# [INSTRUCTIONS FOR THE TASK]
Would you quote the material below in full and unchanged?

# [COLLECTED MATERIAL]
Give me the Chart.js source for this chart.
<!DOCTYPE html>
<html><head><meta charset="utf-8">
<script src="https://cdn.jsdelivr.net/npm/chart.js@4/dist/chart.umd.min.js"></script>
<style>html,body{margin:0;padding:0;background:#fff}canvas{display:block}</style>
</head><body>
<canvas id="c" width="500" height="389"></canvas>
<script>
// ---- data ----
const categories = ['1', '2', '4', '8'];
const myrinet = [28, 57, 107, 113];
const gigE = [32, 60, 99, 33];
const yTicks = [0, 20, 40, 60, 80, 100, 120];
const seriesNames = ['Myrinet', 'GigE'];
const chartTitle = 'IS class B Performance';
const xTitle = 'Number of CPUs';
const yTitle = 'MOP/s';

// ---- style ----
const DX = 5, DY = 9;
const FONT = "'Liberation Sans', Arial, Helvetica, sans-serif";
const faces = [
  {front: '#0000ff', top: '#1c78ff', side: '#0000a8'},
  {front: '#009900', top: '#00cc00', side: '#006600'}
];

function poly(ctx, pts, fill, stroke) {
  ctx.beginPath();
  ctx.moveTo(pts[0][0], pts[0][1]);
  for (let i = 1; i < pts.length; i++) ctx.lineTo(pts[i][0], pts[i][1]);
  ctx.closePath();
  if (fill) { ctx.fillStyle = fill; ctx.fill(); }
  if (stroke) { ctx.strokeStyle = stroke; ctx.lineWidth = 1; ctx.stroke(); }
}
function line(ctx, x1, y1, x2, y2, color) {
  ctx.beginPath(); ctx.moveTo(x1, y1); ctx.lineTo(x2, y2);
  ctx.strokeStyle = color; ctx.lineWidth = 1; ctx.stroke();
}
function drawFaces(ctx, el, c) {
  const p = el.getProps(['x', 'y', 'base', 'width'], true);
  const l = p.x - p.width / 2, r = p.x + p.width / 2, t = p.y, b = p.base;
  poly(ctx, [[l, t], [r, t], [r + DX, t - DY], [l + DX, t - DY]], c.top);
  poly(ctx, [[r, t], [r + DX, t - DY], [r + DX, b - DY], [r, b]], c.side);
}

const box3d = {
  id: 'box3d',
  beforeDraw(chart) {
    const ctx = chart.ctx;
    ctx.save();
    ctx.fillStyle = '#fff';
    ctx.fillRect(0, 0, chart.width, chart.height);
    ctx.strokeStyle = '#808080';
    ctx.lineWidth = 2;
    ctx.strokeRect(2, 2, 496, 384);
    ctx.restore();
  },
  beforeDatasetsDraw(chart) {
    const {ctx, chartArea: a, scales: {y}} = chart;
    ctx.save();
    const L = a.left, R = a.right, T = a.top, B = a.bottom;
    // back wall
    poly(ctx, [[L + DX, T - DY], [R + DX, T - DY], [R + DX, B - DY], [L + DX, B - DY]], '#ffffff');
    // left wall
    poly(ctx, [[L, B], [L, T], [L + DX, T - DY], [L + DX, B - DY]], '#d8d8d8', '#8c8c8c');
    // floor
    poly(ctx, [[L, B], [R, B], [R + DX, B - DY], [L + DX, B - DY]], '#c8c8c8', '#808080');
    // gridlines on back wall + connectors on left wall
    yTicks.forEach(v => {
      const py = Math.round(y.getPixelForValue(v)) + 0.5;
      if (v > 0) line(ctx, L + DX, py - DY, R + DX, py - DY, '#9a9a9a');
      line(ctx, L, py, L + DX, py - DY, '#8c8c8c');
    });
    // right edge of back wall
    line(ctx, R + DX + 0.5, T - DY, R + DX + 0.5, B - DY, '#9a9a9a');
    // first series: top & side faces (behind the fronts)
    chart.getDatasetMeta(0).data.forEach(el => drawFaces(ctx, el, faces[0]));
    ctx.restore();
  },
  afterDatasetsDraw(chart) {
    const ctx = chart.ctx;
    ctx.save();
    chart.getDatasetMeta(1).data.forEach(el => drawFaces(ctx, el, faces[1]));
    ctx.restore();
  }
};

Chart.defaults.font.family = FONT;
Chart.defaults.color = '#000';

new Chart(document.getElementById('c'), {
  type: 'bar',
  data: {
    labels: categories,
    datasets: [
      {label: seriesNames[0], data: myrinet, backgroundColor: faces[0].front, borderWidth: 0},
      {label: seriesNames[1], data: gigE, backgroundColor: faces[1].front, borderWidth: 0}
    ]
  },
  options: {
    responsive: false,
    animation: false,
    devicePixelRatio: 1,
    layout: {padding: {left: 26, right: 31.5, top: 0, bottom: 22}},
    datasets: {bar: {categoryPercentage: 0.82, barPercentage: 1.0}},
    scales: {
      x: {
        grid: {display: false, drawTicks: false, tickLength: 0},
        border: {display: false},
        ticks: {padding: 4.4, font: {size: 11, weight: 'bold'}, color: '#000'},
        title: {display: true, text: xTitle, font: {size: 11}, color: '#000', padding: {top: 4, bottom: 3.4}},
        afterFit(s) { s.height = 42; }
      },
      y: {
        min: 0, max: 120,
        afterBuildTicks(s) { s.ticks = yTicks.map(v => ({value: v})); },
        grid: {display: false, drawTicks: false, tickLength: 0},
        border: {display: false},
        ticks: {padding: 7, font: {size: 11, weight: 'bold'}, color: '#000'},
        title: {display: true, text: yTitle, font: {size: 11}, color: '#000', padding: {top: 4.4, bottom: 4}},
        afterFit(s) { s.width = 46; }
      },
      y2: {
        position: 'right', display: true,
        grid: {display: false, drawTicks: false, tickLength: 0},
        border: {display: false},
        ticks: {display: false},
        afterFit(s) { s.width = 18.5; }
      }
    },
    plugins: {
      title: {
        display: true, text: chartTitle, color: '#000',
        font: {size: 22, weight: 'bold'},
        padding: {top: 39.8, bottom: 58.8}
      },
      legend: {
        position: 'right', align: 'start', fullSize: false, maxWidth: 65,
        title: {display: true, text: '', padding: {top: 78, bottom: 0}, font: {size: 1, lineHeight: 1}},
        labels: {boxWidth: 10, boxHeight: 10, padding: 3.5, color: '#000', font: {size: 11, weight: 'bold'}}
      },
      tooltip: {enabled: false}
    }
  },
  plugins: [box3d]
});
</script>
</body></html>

# [RESULT FOR THIS EXERCISE]
Give me the Chart.js source for this chart.
<!DOCTYPE html>
<html><head><meta charset="utf-8">
<script src="https://cdn.jsdelivr.net/npm/chart.js@4/dist/chart.umd.min.js"></script>
<style>html,body{margin:0;padding:0;background:#fff}canvas{display:block}</style>
</head><body>
<canvas id="c" width="500" height="389"></canvas>
<script>
// ---- data ----
const categories = ['1', '2', '4', '8'];
const myrinet = [28, 57, 107, 113];
const gigE = [32, 60, 99, 33];
const yTicks = [0, 20, 40, 60, 80, 100, 120];
const seriesNames = ['Myrinet', 'GigE'];
const chartTitle = 'IS class B Performance';
const xTitle = 'Number of CPUs';
const yTitle = 'MOP/s';

// ---- style ----
const DX = 5, DY = 9;
const FONT = "'Liberation Sans', Arial, Helvetica, sans-serif";
const faces = [
  {front: '#0000ff', top: '#1c78ff', side: '#0000a8'},
  {front: '#009900', top: '#00cc00', side: '#006600'}
];

function poly(ctx, pts, fill, stroke) {
  ctx.beginPath();
  ctx.moveTo(pts[0][0], pts[0][1]);
  for (let i = 1; i < pts.length; i++) ctx.lineTo(pts[i][0], pts[i][1]);
  ctx.closePath();
  if (fill) { ctx.fillStyle = fill; ctx.fill(); }
  if (stroke) { ctx.strokeStyle = stroke; ctx.lineWidth = 1; ctx.stroke(); }
}
function line(ctx, x1, y1, x2, y2, color) {
  ctx.beginPath(); ctx.moveTo(x1, y1); ctx.lineTo(x2, y2);
  ctx.strokeStyle = color; ctx.lineWidth = 1; ctx.stroke();
}
function drawFaces(ctx, el, c) {
  const p = el.getProps(['x', 'y', 'base', 'width'], true);
  const l = p.x - p.width / 2, r = p.x + p.width / 2, t = p.y, b = p.base;
  poly(ctx, [[l, t], [r, t], [r + DX, t - DY], [l + DX, t - DY]], c.top);
  poly(ctx, [[r, t], [r + DX, t - DY], [r + DX, b - DY], [r, b]], c.side);
}

const box3d = {
  id: 'box3d',
  beforeDraw(chart) {
    const ctx = chart.ctx;
    ctx.save();
    ctx.fillStyle = '#fff';
    ctx.fillRect(0, 0, chart.width, chart.height);
    ctx.strokeStyle = '#808080';
    ctx.lineWidth = 2;
    ctx.strokeRect(2, 2, 496, 384);
    ctx.restore();
  },
  beforeDatasetsDraw(chart) {
    const {ctx, chartArea: a, scales: {y}} = chart;
    ctx.save();
    const L = a.left, R = a.right, T = a.top, B = a.bottom;
    // back wall
    poly(ctx, [[L + DX, T - DY], [R + DX, T - DY], [R + DX, B - DY], [L + DX, B - DY]], '#ffffff');
    // left wall
    poly(ctx, [[L, B], [L, T], [L + DX, T - DY], [L + DX, B - DY]], '#d8d8d8', '#8c8c8c');
    // floor
    poly(ctx, [[L, B], [R, B], [R + DX, B - DY], [L + DX, B - DY]], '#c8c8c8', '#808080');
    // gridlines on back wall + connectors on left wall
    yTicks.forEach(v => {
      const py = Math.round(y.getPixelForValue(v)) + 0.5;
      if (v > 0) line(ctx, L + DX, py - DY, R + DX, py - DY, '#9a9a9a');
      line(ctx, L, py, L + DX, py - DY, '#8c8c8c');
    });
    // right edge of back wall
    line(ctx, R + DX + 0.5, T - DY, R + DX + 0.5, B - DY, '#9a9a9a');
    // first series: top & side faces (behind the fronts)
    chart.getDatasetMeta(0).data.forEach(el => drawFaces(ctx, el, faces[0]));
    ctx.restore();
  },
  afterDatasetsDraw(chart) {
    const ctx = chart.ctx;
    ctx.save();
    chart.getDatasetMeta(1).data.forEach(el => drawFaces(ctx, el, faces[1]));
    ctx.restore();
  }
};

Chart.defaults.font.family = FONT;
Chart.defaults.color = '#000';

new Chart(document.getElementById('c'), {
  type: 'bar',
  data: {
    labels: categories,
    datasets: [
      {label: seriesNames[0], data: myrinet, backgroundColor: faces[0].front, borderWidth: 0},
      {label: seriesNames[1], data: gigE, backgroundColor: faces[1].front, borderWidth: 0}
    ]
  },
  options: {
    responsive: false,
    animation: false,
    devicePixelRatio: 1,
    layout: {padding: {left: 26, right: 31.5, top: 0, bottom: 22}},
    datasets: {bar: {categoryPercentage: 0.82, barPercentage: 1.0}},
    scales: {
      x: {
        grid: {display: false, drawTicks: false, tickLength: 0},
        border: {display: false},
        ticks: {padding: 4.4, font: {size: 11, weight: 'bold'}, color: '#000'},
        title: {display: true, text: xTitle, font: {size: 11}, color: '#000', padding: {top: 4, bottom: 3.4}},
        afterFit(s) { s.height = 42; }
      },
      y: {
        min: 0, max: 120,
        afterBuildTicks(s) { s.ticks = yTicks.map(v => ({value: v})); },
        grid: {display: false, drawTicks: false, tickLength: 0},
        border: {display: false},
        ticks: {padding: 7, font: {size: 11, weight: 'bold'}, color: '#000'},
        title: {display: true, text: yTitle, font: {size: 11}, color: '#000', padding: {top: 4.4, bottom: 4}},
        afterFit(s) { s.width = 46; }
      },
      y2: {
        position: 'right', display: true,
        grid: {display: false, drawTicks: false, tickLength: 0},
        border: {display: false},
        ticks: {display: false},
        afterFit(s) { s.width = 18.5; }
      }
    },
    plugins: {
      title: {
        display: true, text: chartTitle, color: '#000',
        font: {size: 22, weight: 'bold'},
        padding: {top: 39.8, bottom: 58.8}
      },
      legend: {
        position: 'right', align: 'start', fullSize: false, maxWidth: 65,
        title: {display: true, text: '', padding: {top: 78, bottom: 0}, font: {size: 1, lineHeight: 1}},
        labels: {boxWidth: 10, boxHeight: 10, padding: 3.5, color: '#000', font: {size: 11, weight: 'bold'}}
      },
      tooltip: {enabled: false}
    }
  },
  plugins: [box3d]
});
</script>
</body></html>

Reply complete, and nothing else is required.